Bob Dylan, Musik yang Menggerakkan

DylanPostcard - sumber : nobelprize[.]org
Komite Nobel Sastra 2016 dengan berani memberikan hadiah paling bergengsi di dunia itu kepada seorang pemusik dan penulis lirik lagu; Bob Dylan. Keputusan ini sangat berani mengingat ada beberapa kandidat penulis – sastrawan kelas dunia yang diunggulkan, seperti Haruki Murakami yang dalam tiga tahun ini selalu diharapkan menang, penulis AS Joyce Carol Oates, penulis Irlandia John Banville, juga penulis asal Indonesia; Eka Kurniawan yang baru-baru ini muncul dalam pemberitaan.

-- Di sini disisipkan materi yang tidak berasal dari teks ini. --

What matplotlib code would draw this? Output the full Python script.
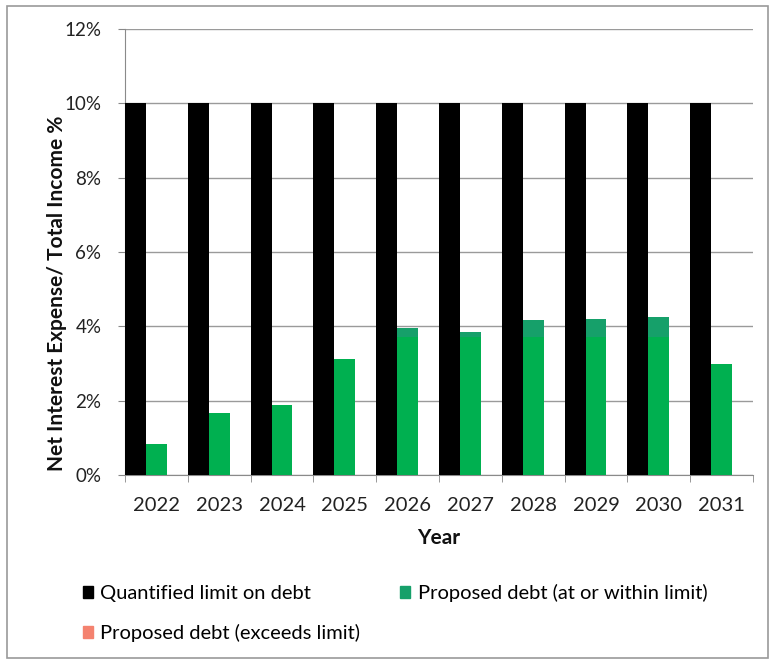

Penghargaan yang diberikan kepada Bob Dylan ini bakal menimbulkan dampak yang besar di kalangan sastrawan, terutama dalam hal menerapkan standarisasi karya sastra dan sastrawan itu sendiri. Selama ini, karya musik –khususnya lirik lagu, masih belum dianggap sebagai karya sastra yang diperbincangkan dalam diskusi kebudayaan. Lirik lagu dan musiknya hanya akan menjadi bahasan dalam diskusi musik, bukan diskusi karya sastra. Maka dengan penghargaan Nobel Sastra kepada pemusik ini, sastrawan akan mulai membincang lirik lagu sebagai ‘awal pergerakan baru’, sebagai sastra yang hidup.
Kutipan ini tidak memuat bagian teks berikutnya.